Zum Glück gibt es die Reiseführer, die ihre Kellen mit „MS Astor, Bus 8“ in die Höhe recken und so auch die letzten verirrten Schäfchen hinter sich her durch die Touristenmengen lotsen. Nur manchmal geht jemand verloren. Wie in Nidden, Thomas Manns Feriendomizil am Kurischen Haff, heute Litauen und Programmpunkt beim Landausflug von Klaipeda, einst Memel.

„War die Frau verwirrt?“ fragt die deutsche Reiseleiterin etwas besorgt, als die Dame nach dem 20minütigen Freigang durchs Fischerdorf überfällig ist. „Ins Wasser gefallen? Herzanfall?“ munkelt es durch die Sitzreihen. Die Temperaturen im stehenden Bus acht übersteigen die 30-Grad-Marke. „Losfahren“, fordert ein resoluter älterer Herr aus Osnabrück. „Soll die doch ein Taxi nehmen. Frechheit sowas.“

Irgendwann taucht die Alte wieder auf. Sie wollte ganz einfach mal im Bus sechs mitfahren und hatte nicht bedacht, daß solche Spontaneität das minutiös geplante Landausflugs-Abenteuer durcheinander bringen kann. Für die spektakuläre Große Düne sind nur noch 15 Minuten übrig. „Wir haben aber eine halbe Stunde gebucht“, mault ein Schwabenpaar. Und auch das abschließende Bad am weißen Strand der Nehrung darf zehn Minuten nicht überschreiten. Die Fußkranken bleiben im Bus sitzen. Den Weg über die Düne schaffen sie nicht in der Zeit.

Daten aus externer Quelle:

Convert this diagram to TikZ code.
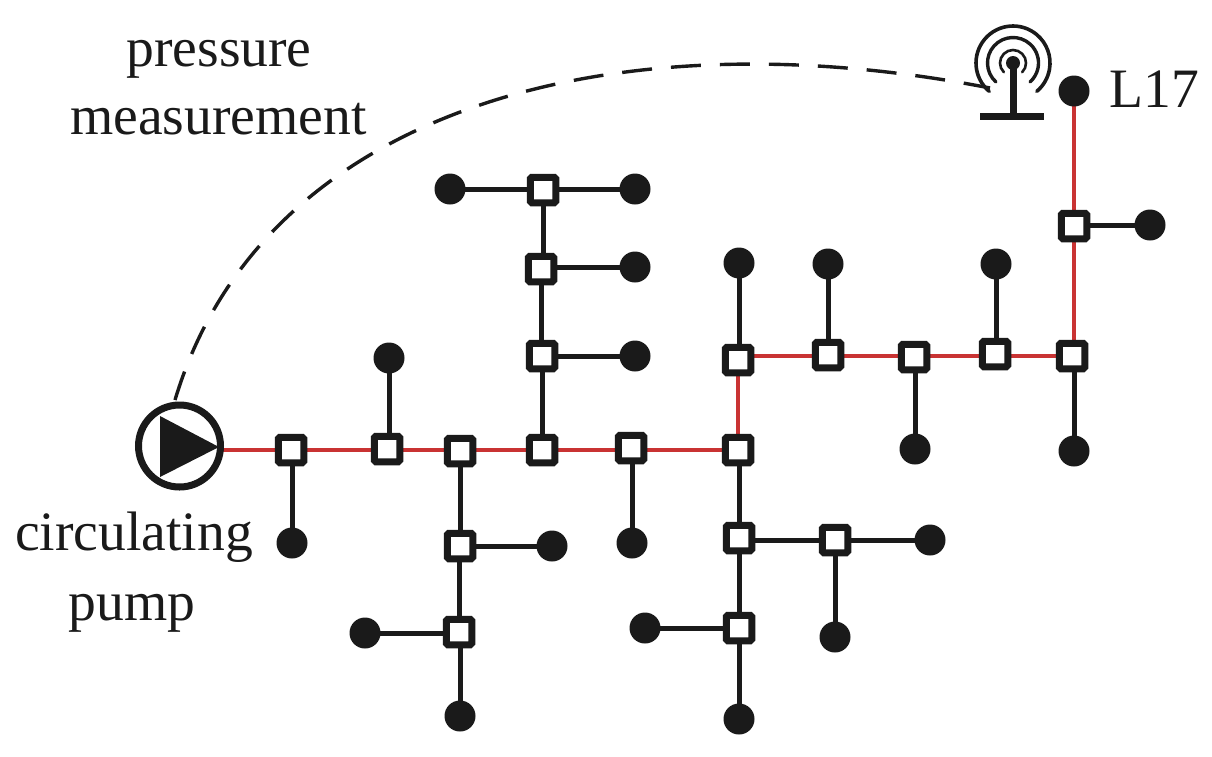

Zum Schluß dann noch zehn Minuten Marktplatz von Memel. Ännchen von Tharau in Bronze anschauen, die der unglücklich verliebte Dichter Simon Dach im Volkslied unsterblich machte. Kaum biegen die Busse mit den Kreuzfahrern um die Ecke, erklingt süßer Gesang: Der hübsche blonde Junge weiß, was Schnelltouristen-Herzen wünschen. Video-Kameras haben ja heute auch schon Ton.